Set task ▸ Pictures excluded, return the lines below from the first through the line holding "const times = [4, 8, 24, 48, 72];".

==============================

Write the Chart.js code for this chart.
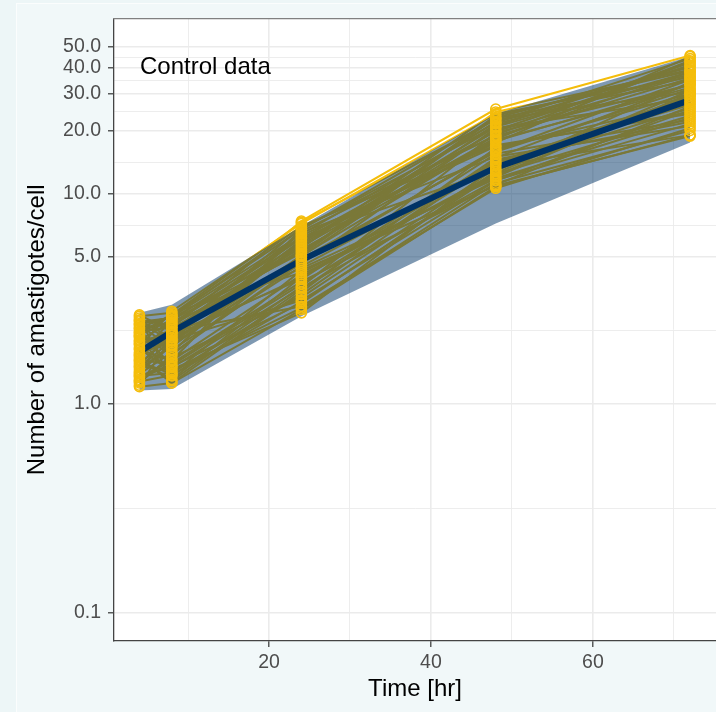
<!DOCTYPE html>
<html lang="en">
<head>
<meta charset="UTF-8">
<title>Control data</title>
<script src="https://cdn.jsdelivr.net/npm/chart.js"></script>
<style>
  body { margin: 0; background: #edf6f7; overflow: hidden; }
  .frame { position: absolute; left: 16px; top: 3px; width: 700px; height: 709px; background: #f1f8f9;
           border-left: 1px solid #fbfdfd; border-top: 1px solid #fbfdfd; }
  #chart { position: absolute; left: 0; top: 0; }
</style>
</head>
<body>
<div class="frame"></div>
<canvas id="chart" width="716" height="712"></canvas>
<script>
// time points [hr]
const times = [4, 8, 24, 48, 72];

// amastigotes per cell, one entry per tracked cell, at each time point
const t4  = [2.20, 1.20, 1.55, 2.60, 1.35, 1.80, 2.40, 1.45, 1.70, 2.05, 1.25, 1.95, 2.30, 1.60, 1.40, 2.64, 1.30, 1.85, 2.10, 1.50,
             2.50, 1.65, 1.22, 2.00, 1.75, 2.25, 1.38, 1.90, 2.45, 1.58, 2.15, 1.28, 2.35, 1.68, 2.55, 1.48, 1.82, 2.12, 1.33, 1.98,
             1.42, 2.28, 1.62, 2.38, 1.27, 1.92, 2.08, 1.52, 2.48, 1.72, 1.36, 2.18];
const t8  = [2.30, 1.25, 2.10, 2.70, 1.40, 1.60, 2.00, 1.90, 2.50, 1.35, 1.70, 2.20, 2.60, 1.30, 2.40, 2.20, 1.55, 2.75, 1.80, 1.45,
             2.35, 1.25, 2.05, 2.45, 1.95, 1.50, 1.75, 2.15, 2.55, 1.38, 2.65, 1.65, 1.85, 2.30, 1.28, 2.00, 1.42, 2.50, 1.60, 2.12,
             1.88, 2.40, 1.52, 2.58, 1.36, 2.25, 1.72, 2.18, 2.05, 1.98, 1.48, 2.62];
const t24 = [7.40, 2.80, 5.60, 4.20, 3.30, 6.80, 3.10, 4.80, 6.20, 3.60, 5.10, 2.90, 7.00, 4.00, 5.80, 6.50, 3.80, 7.20, 4.50, 2.70,
             5.30, 3.40, 6.00, 4.40, 5.00, 3.00, 6.60, 3.90, 5.50, 4.30, 7.30, 3.20, 5.90, 4.60, 3.50, 6.30, 2.85, 5.20, 4.10, 6.90,
             4.90, 6.10, 3.70, 6.40, 3.05, 5.40, 4.70, 5.70, 4.00, 5.05, 3.55, 6.75];
const t48 = [25.3, 10.8, 18.5, 12.0, 14.5, 21.0, 11.5, 16.0, 13.0, 19.5, 23.0, 10.6, 17.0, 12.5, 22.0, 15.0, 11.0, 24.0, 14.0, 13.5,
             20.0, 16.5, 18.0, 11.8, 21.5, 12.8, 19.0, 15.5, 24.5, 10.9, 22.5, 13.2, 17.5, 20.5, 14.8, 16.8, 11.2, 23.5, 12.2, 18.8,
             15.8, 19.8, 13.8, 21.8, 12.4, 17.8, 16.2, 20.8, 14.2, 18.2, 11.6, 22.8];
const t72 = [45.5, 19.0, 38.0, 30.0, 22.0, 42.0, 25.0, 35.0, 28.0, 33.0, 40.0, 20.5, 24.0, 31.0, 44.0, 21.0, 26.0, 36.0, 29.0, 19.0,
             41.0, 27.0, 32.0, 23.0, 37.0, 34.0, 43.0, 22.5, 39.0, 18.8, 30.5, 25.5, 45.0, 28.5, 33.5, 24.5, 20.0, 38.5, 29.5, 35.5,
             31.5, 36.5, 27.5, 40.5, 23.5, 33.0, 30.0, 38.0, 26.5, 42.5, 21.5, 34.5];

// mean trajectory and the shaded band around it
const meanCount = [1.76, 2.19, 4.82, 13.3, 27.9];
const bandLow   = [1.15, 1.17, 2.60, 7.20, 17.5];
const bandHigh  = [2.70, 2.95, 7.00, 24.0, 45.0];

// axis breaks
const yMajor = [0.1, 1, 5, 10, 20, 30, 40, 50];
const yLabels = ['0.1', '1.0', '5.0', '10.0', '20.0', '30.0', '40.0', '50.0'];
const yMinor = [0.316, 2.236, 7.071, 14.14, 24.49, 34.64, 44.72];
const xMajor = [20, 40, 60];
const xMinor = [10, 30, 50, 70];

const yellow = '#f4bd0b';
const navy = '#003366';
const font = '"Liberation Sans", Arial, sans-serif';

const series = [t4, t8, t24, t48, t72];
const xy = vals => times.map((t, j) => ({ x: t, y: vals[j] }));

const cellSets = t4.map((_, i) => ({
    data: xy(series.map(s => s[i])),
    borderColor: yellow,
    borderWidth: 2,
    pointRadius: 0,
    fill: false,
    order: 3
}));

const pointSet = {
    data: times.flatMap((t, j) => series[j].map(v => ({ x: t, y: v }))),
    showLine: false,
    pointRadius: 5,
    pointBorderWidth: 1.6,
    pointBorderColor: yellow,
    pointBackgroundColor: 'rgba(0,0,0,0)',
    order: 0
};

const isMajor = (list, v) => list.some(m => Math.abs(m - v) < 1e-6);

const panelPlugin = {
    id: 'panel',
    beforeDraw(chart) {
        const { ctx, chartArea: a } = chart;
        ctx.save();
        ctx.fillStyle = '#ffffff';
        ctx.fillRect(a.left, a.top, a.right - a.left, a.bottom - a.top);
        ctx.restore();
    },
    beforeDatasetsDraw(chart) {
        const { ctx, chartArea: a } = chart;
        ctx.save();
        ctx.strokeStyle = '#808080';
        ctx.lineWidth = 1.3;
        ctx.beginPath();
        ctx.moveTo(a.left - 1, a.top);
        ctx.lineTo(a.right, a.top);
        ctx.stroke();
        ctx.restore();
    },
    afterDatasetsDraw(chart) {
        const { ctx } = chart;
        ctx.save();
        ctx.fillStyle = '#000000';
        ctx.font = '24px ' + font;
        ctx.textBaseline = 'alphabetic';
        ctx.fillText('Control data', 140, 74);
        ctx.restore();
    }
};

new Chart(document.getElementById('chart'), {
    type: 'line',
    data: {
        datasets: [
            pointSet,
            { data: xy(meanCount), borderColor: navy, borderWidth: 6, pointRadius: 0, fill: false, order: 1 },
            { data: xy(bandHigh), borderWidth: 0, borderColor: 'rgba(0,0,0,0)', pointRadius: 0,
              fill: '+1', backgroundColor: 'rgba(0,51,102,0.5)', order: 2 },
            { data: xy(bandLow), borderWidth: 0, borderColor: 'rgba(0,0,0,0)', pointRadius: 0, fill: false, order: 2 },
            ...cellSets
        ]
    },
    options: {
        responsive: false,
        animation: false,
        layout: { autoPadding: false, padding: { top: 15, left: 0, right: 0, bottom: 0 } },
        plugins: { legend: { display: false }, tooltip: { enabled: false } },
        scales: {
            x: {
                type: 'linear',
                min: 0.86,
                max: 75.2,
                afterBuildTicks: s => { s.ticks = [...xMinor, ...xMajor].sort((a, b) => a - b).map(v => ({ value: v })); },
                afterFit: s => { s.height = 71; },
                ticks: {
                    autoSkip: false,
                    maxRotation: 0,
                    padding: 4,
                    color: '#4d4d4d',
                    font: { family: font, size: 19.5 },
                    callback: v => isMajor(xMajor, v) ? String(v) : ''
                },
                grid: {
                    color: '#ebebeb',
                    lineWidth: c => isMajor(xMajor, c.tick.value) ? 1.6 : 0.9,
                    tickLength: 6,
                    tickWidth: 1.2,
                    tickColor: c => isMajor(xMajor, c.tick.value) ? '#333333' : 'rgba(0,0,0,0)'
                },
                border: { display: true, color: '#444444', width: 1.3 },
                title: { display: true, text: 'Time [hr]', color: '#000000',
                         font: { family: font, size: 24 }, padding: { top: 0, bottom: 8 } }
            },
            y: {
                type: 'logarithmic',
                min: 0.0736,
                max: 68.2,
                afterBuildTicks: s => { s.ticks = [...yMinor, ...yMajor].sort((a, b) => a - b).map(v => ({ value: v })); },
                afterFit: s => { s.width = 114; },
                ticks: {
                    autoSkip: false,
                    padding: 7,
                    color: '#4d4d4d',
                    font: { family: font, size: 19.5 },
                    callback: v => { const k = yMajor.findIndex(m => Math.abs(m - v) < 1e-6); return k >= 0 ? yLabels[k] : ''; }
                },
                grid: {
                    color: '#ebebeb',
                    lineWidth: c => isMajor(yMajor, c.tick.value) ? 1.6 : 0.9,
                    tickLength: 6,
                    tickWidth: 1.2,
                    tickColor: c => isMajor(yMajor, c.tick.value) ? '#333333' : 'rgba(0,0,0,0)'
                },
                border: { display: true, color: '#444444', width: 1.3 },
                title: { display: true, text: 'Number of amastigotes/cell', color: '#000000',
                         font: { family: font, size: 24 }, padding: { top: 23, bottom: 0 } }
            }
        }
    },
    plugins: [panelPlugin]
});
</script>
</body>
</html>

==============================

Output below ▸
Write the Chart.js code for this chart.
<!DOCTYPE html>
<html lang="en">
<head>
<meta charset="UTF-8">
<title>Control data</title>
<script src="https://cdn.jsdelivr.net/npm/chart.js"></script>
<style>
  body { margin: 0; background: #edf6f7; overflow: hidden; }
  .frame { position: absolute; left: 16px; top: 3px; width: 700px; height: 709px; background: #f1f8f9;
           border-left: 1px solid #fbfdfd; border-top: 1px solid #fbfdfd; }
  #chart { position: absolute; left: 0; top: 0; }
</style>
</head>
<body>
<div class="frame"></div>
<canvas id="chart" width="716" height="712"></canvas>
<script>
// time points [hr]
const times = [4, 8, 24, 48, 72];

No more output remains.